*Exercise objective*
Quote the data below in full, minus the images.

>> START

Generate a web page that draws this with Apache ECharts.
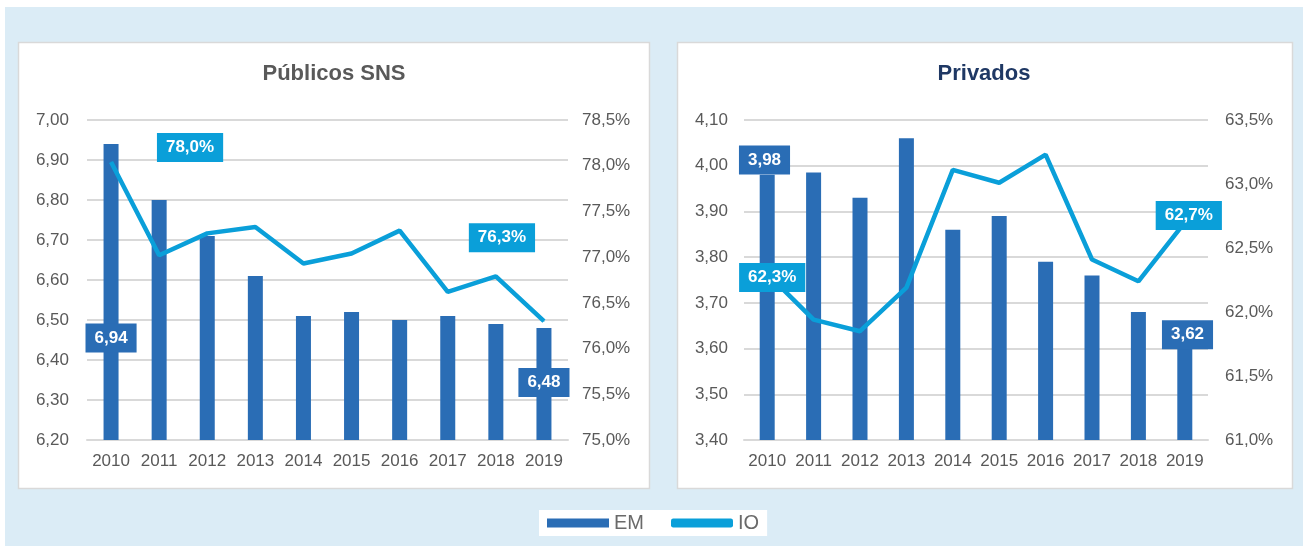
<!DOCTYPE html>
<html>
<head>
<meta charset="utf-8">
<script src="https://cdn.jsdelivr.net/npm/echarts@6/dist/echarts.min.js"></script>
<style>
  html, body { margin: 0; padding: 0; background: #fff; }
  #chart { width: 1303px; height: 546px; }
</style>
</head>
<body>
<div id="chart"></div>
<script>
// data
const years = ['2010', '2011', '2012', '2013', '2014', '2015', '2016', '2017', '2018', '2019'];
const emPublicos = [6.94, 6.80, 6.71, 6.61, 6.51, 6.52, 6.50, 6.51, 6.49, 6.48];
const ioPublicos = [78.04, 77.02, 77.26, 77.33, 76.93, 77.04, 77.29, 76.62, 76.79, 76.30];
const emPrivados = [3.98, 3.985, 3.93, 4.06, 3.86, 3.89, 3.79, 3.76, 3.68, 3.62];
const ioPrivados = [62.30, 61.94, 61.85, 62.19, 63.11, 63.01, 63.23, 62.41, 62.24, 62.70];
const titles = ['Públicos SNS', 'Privados'];

const FONT = 'Liberation Sans, Arial, sans-serif';
const BAR = '#2a6db5';
const LINE = '#0a9fd9';
const GREY = '#595959';

const fmtEm = v => v.toFixed(2).replace('.', ',');
const fmtIo = v => v.toFixed(1).replace('.', ',') + '%';

// only first and last points carry a label box
function labelled(values, color, fmt, offsets) {
  return values.map((v, i) => {
    if (!offsets[i]) return v;
    return {
      value: v,
      label: {
        show: true,
        position: 'inside',
        offset: offsets[i],
        formatter: p => fmt(p.value),
        color: '#fff',
        fontFamily: FONT,
        fontWeight: 'bold',
        fontSize: 17,
        backgroundColor: color,
        padding: [6, 9, 6, 9]
      }
    };
  });
}

const chart = echarts.init(document.getElementById('chart'));

const axisLabel = { color: GREY, fontFamily: FONT, fontSize: 17 };

const option = {
  backgroundColor: '#ffffff',
  animation: false,
  graphic: {
    elements: [
      { type: 'rect', z: -10, shape: { x: 5, y: 7, width: 1298, height: 539 }, style: { fill: '#dbecf6' } },
      { type: 'rect', z: -9, shape: { x: 18.5, y: 42.5, width: 631, height: 446 }, style: { fill: '#fff', stroke: '#d9d9d9', lineWidth: 1.5 } },
      { type: 'rect', z: -9, shape: { x: 677.5, y: 42.5, width: 615, height: 446 }, style: { fill: '#fff', stroke: '#d9d9d9', lineWidth: 1.5 } }
    ]
  },
  title: [
    { text: titles[0], left: 334, top: 63, textAlign: 'center', padding: 0,
      textStyle: { color: GREY, fontFamily: FONT, fontSize: 22, fontWeight: 'bold' } },
    { text: titles[1], left: 984, top: 63, textAlign: 'center', padding: 0,
      textStyle: { color: '#1f3864', fontFamily: FONT, fontSize: 22, fontWeight: 'bold' } }
  ],
  legend: {
    data: [{ name: 'EM', icon: 'rect' }, { name: 'IO', icon: 'roundRect' }],
    left: 539,
    top: 510,
    padding: [3, 8, 3, 8],
    backgroundColor: '#fff',
    itemWidth: 62,
    itemHeight: 9,
    itemGap: 27,
    textStyle: { color: '#6a6a6a', fontFamily: FONT, fontSize: 20 }
  },
  grid: [
    { left: 87, top: 120, width: 481, height: 320 },
    { left: 744, top: 120, width: 464, height: 320 }
  ],
  xAxis: [0, 1].map(g => ({
    type: 'category',
    gridIndex: g,
    data: years,
    axisLine: { lineStyle: { color: '#d9d9d9', width: 2 } },
    axisTick: { show: false },
    axisLabel: Object.assign({ margin: 13, interval: 0 }, axisLabel)
  })),
  yAxis: [
    { type: 'value', gridIndex: 0, min: 6.2, max: 7.0, interval: 0.1,
      axisLabel: Object.assign({ margin: 18, formatter: fmtEm }, axisLabel),
      splitLine: { lineStyle: { color: '#d9d9d9', width: 2 } } },
    { type: 'value', gridIndex: 0, position: 'right', min: 75, max: 78.5, interval: 0.5,
      axisLabel: Object.assign({ margin: 14, formatter: fmtIo }, axisLabel),
      splitLine: { show: false } },
    { type: 'value', gridIndex: 1, min: 3.4, max: 4.1, interval: 0.1,
      axisLabel: Object.assign({ margin: 16, formatter: fmtEm }, axisLabel),
      splitLine: { lineStyle: { color: '#d9d9d9', width: 2 } } },
    { type: 'value', gridIndex: 1, position: 'right', min: 61, max: 63.5, interval: 0.5,
      axisLabel: Object.assign({ margin: 17, formatter: fmtIo }, axisLabel),
      splitLine: { show: false } }
  ],
  series: [
    {
      name: 'EM', type: 'bar', xAxisIndex: 0, yAxisIndex: 0, barWidth: 15,
      itemStyle: { color: BAR },
      data: labelled(emPublicos, BAR, fmtEm, { 0: [0, 46], 9: [0, -1.5] })
    },
    {
      name: 'IO', type: 'line', xAxisIndex: 0, yAxisIndex: 1, z: 5,
      symbol: 'circle', symbolSize: 1, showSymbol: true,
      lineStyle: { color: LINE, width: 4.5 },
      itemStyle: { color: LINE },
      data: labelled(ioPublicos, LINE, fmtIo, { 0: [79, -14.5], 9: [-42, -83.5] })
    },
    {
      name: 'EM', type: 'bar', xAxisIndex: 1, yAxisIndex: 2, barWidth: 15,
      itemStyle: { color: BAR },
      data: labelled(emPrivados, BAR, fmtEm, { 0: [-2.7, -147.4], 9: [2.7, -55] })
    },
    {
      name: 'IO', type: 'line', xAxisIndex: 1, yAxisIndex: 3, z: 5,
      symbol: 'circle', symbolSize: 1, showSymbol: true,
      lineStyle: { color: LINE, width: 4.5 },
      itemStyle: { color: LINE },
      data: labelled(ioPrivados, LINE, fmtIo, { 0: [5, 4], 9: [4, -7] })
    }
  ]
};

chart.setOption(option);
</script>
</body>
</html>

>> END

*Exercise response*
Generate a web page that draws this with Apache ECharts.
<!DOCTYPE html>
<html>
<head>
<meta charset="utf-8">
<script src="https://cdn.jsdelivr.net/npm/echarts@6/dist/echarts.min.js"></script>
<style>
  html, body { margin: 0; padding: 0; background: #fff; }
  #chart { width: 1303px; height: 546px; }
</style>
</head>
<body>
<div id="chart"></div>
<script>
// data
const years = ['2010', '2011', '2012', '2013', '2014', '2015', '2016', '2017', '2018', '2019'];
const emPublicos = [6.94, 6.80, 6.71, 6.61, 6.51, 6.52, 6.50, 6.51, 6.49, 6.48];
const ioPublicos = [78.04, 77.02, 77.26, 77.33, 76.93, 77.04, 77.29, 76.62, 76.79, 76.30];
const emPrivados = [3.98, 3.985, 3.93, 4.06, 3.86, 3.89, 3.79, 3.76, 3.68, 3.62];
const ioPrivados = [62.30, 61.94, 61.85, 62.19, 63.11, 63.01, 63.23, 62.41, 62.24, 62.70];
const titles = ['Públicos SNS', 'Privados'];

const FONT = 'Liberation Sans, Arial, sans-serif';
const BAR = '#2a6db5';
const LINE = '#0a9fd9';
const GREY = '#595959';

const fmtEm = v => v.toFixed(2).replace('.', ',');
const fmtIo = v => v.toFixed(1).replace('.', ',') + '%';

// only first and last points carry a label box
function labelled(values, color, fmt, offsets) {
  return values.map((v, i) => {
    if (!offsets[i]) return v;
    return {
      value: v,
      label: {
        show: true,
        position: 'inside',
        offset: offsets[i],
        formatter: p => fmt(p.value),
        color: '#fff',
        fontFamily: FONT,
        fontWeight: 'bold',
        fontSize: 17,
        backgroundColor: color,
        padding: [6, 9, 6, 9]
      }
    };
  });
}

const chart = echarts.init(document.getElementById('chart'));

const axisLabel = { color: GREY, fontFamily: FONT, fontSize: 17 };

const option = {
  backgroundColor: '#ffffff',
  animation: false,
  graphic: {
    elements: [
      { type: 'rect', z: -10, shape: { x: 5, y: 7, width: 1298, height: 539 }, style: { fill: '#dbecf6' } },
      { type: 'rect', z: -9, shape: { x: 18.5, y: 42.5, width: 631, height: 446 }, style: { fill: '#fff', stroke: '#d9d9d9', lineWidth: 1.5 } },
      { type: 'rect', z: -9, shape: { x: 677.5, y: 42.5, width: 615, height: 446 }, style: { fill: '#fff', stroke: '#d9d9d9', lineWidth: 1.5 } }
    ]
  },
  title: [
    { text: titles[0], left: 334, top: 63, textAlign: 'center', padding: 0,
      textStyle: { color: GREY, fontFamily: FONT, fontSize: 22, fontWeight: 'bold' } },
    { text: titles[1], left: 984, top: 63, textAlign: 'center', padding: 0,
      textStyle: { color: '#1f3864', fontFamily: FONT, fontSize: 22, fontWeight: 'bold' } }
  ],
  legend: {
    data: [{ name: 'EM', icon: 'rect' }, { name: 'IO', icon: 'roundRect' }],
    left: 539,
    top: 510,
    padding: [3, 8, 3, 8],
    backgroundColor: '#fff',
    itemWidth: 62,
    itemHeight: 9,
    itemGap: 27,
    textStyle: { color: '#6a6a6a', fontFamily: FONT, fontSize: 20 }
  },
  grid: [
    { left: 87, top: 120, width: 481, height: 320 },
    { left: 744, top: 120, width: 464, height: 320 }
  ],
  xAxis: [0, 1].map(g => ({
    type: 'category',
    gridIndex: g,
    data: years,
    axisLine: { lineStyle: { color: '#d9d9d9', width: 2 } },
    axisTick: { show: false },
    axisLabel: Object.assign({ margin: 13, interval: 0 }, axisLabel)
  })),
  yAxis: [
    { type: 'value', gridIndex: 0, min: 6.2, max: 7.0, interval: 0.1,
      axisLabel: Object.assign({ margin: 18, formatter: fmtEm }, axisLabel),
      splitLine: { lineStyle: { color: '#d9d9d9', width: 2 } } },
    { type: 'value', gridIndex: 0, position: 'right', min: 75, max: 78.5, interval: 0.5,
      axisLabel: Object.assign({ margin: 14, formatter: fmtIo }, axisLabel),
      splitLine: { show: false } },
    { type: 'value', gridIndex: 1, min: 3.4, max: 4.1, interval: 0.1,
      axisLabel: Object.assign({ margin: 16, formatter: fmtEm }, axisLabel),
      splitLine: { lineStyle: { color: '#d9d9d9', width: 2 } } },
    { type: 'value', gridIndex: 1, position: 'right', min: 61, max: 63.5, interval: 0.5,
      axisLabel: Object.assign({ margin: 17, formatter: fmtIo }, axisLabel),
      splitLine: { show: false } }
  ],
  series: [
    {
      name: 'EM', type: 'bar', xAxisIndex: 0, yAxisIndex: 0, barWidth: 15,
      itemStyle: { color: BAR },
      data: labelled(emPublicos, BAR, fmtEm, { 0: [0, 46], 9: [0, -1.5] })
    },
    {
      name: 'IO', type: 'line', xAxisIndex: 0, yAxisIndex: 1, z: 5,
      symbol: 'circle', symbolSize: 1, showSymbol: true,
      lineStyle: { color: LINE, width: 4.5 },
      itemStyle: { color: LINE },
      data: labelled(ioPublicos, LINE, fmtIo, { 0: [79, -14.5], 9: [-42, -83.5] })
    },
    {
      name: 'EM', type: 'bar', xAxisIndex: 1, yAxisIndex: 2, barWidth: 15,
      itemStyle: { color: BAR },
      data: labelled(emPrivados, BAR, fmtEm, { 0: [-2.7, -147.4], 9: [2.7, -55] })
    },
    {
      name: 'IO', type: 'line', xAxisIndex: 1, yAxisIndex: 3, z: 5,
      symbol: 'circle', symbolSize: 1, showSymbol: true,
      lineStyle: { color: LINE, width: 4.5 },
      itemStyle: { color: LINE },
      data: labelled(ioPrivados, LINE, fmtIo, { 0: [5, 4], 9: [4, -7] })
    }
  ]
};

chart.setOption(option);
</script>
</body>
</html>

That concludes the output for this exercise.